If a fireman punches another fireman, is his ability to earn a living fighting fires permanently taken away? What about a policeman hitting another policeman? A teacher hitting another teacher? A baseball player hitting another baseball player?
This is really a labor issue. There is no labor union for boxers, which is why in the past, state athletic commissions (and any number of other parties) have been able to walk all over fighters. Boxing is how James Butler earns a living. It is how he pays his rent and buys his food. It is his day job and night job. To permanently deny him his right to earn a living in his chosen profession, not because of a pattern of bad behavior, but because of one monumentally stupid act, is simply not just. Imagine if the worst moment of your life, a moment you wish more than anything you could have back, was nationally televised. How much sympathy would you expect?
Nobody has much sympathy for Butler right now, and rightfully so. He does not deserve sympathy. But he does deserve justice. An automatic one-year suspension of his New York State boxing license, with a behavioral review once that year is up.

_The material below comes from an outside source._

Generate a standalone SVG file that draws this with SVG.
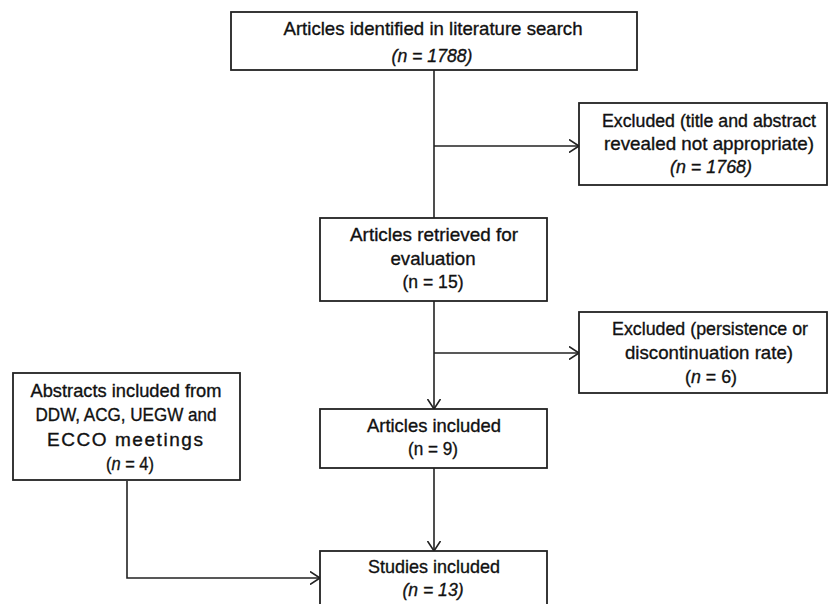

Only one year? Yes. We are not talking about a fighter who has made millions, or even hundreds of thousands of dollars. James Butler fights on average three times a year, and earns altogether somewhere between $30,000-$50,000. A working guy trying to make a living like everyone else. Of course, in his profession you have to work harder than most, take more risks than most, accept more punishment and humiliation than most and do it all for less financial reward than most fans realize.
Butler is not Mike Tyson, who can take a year off and live like a king. He is a blue collar guy who did a very stupid thing and has already begun to pay for it dearly. One year, automatic, plus a substantial fine. That's plenty.
Max Kellerman is a studio analyst for ESPN2's Friday Night Fights.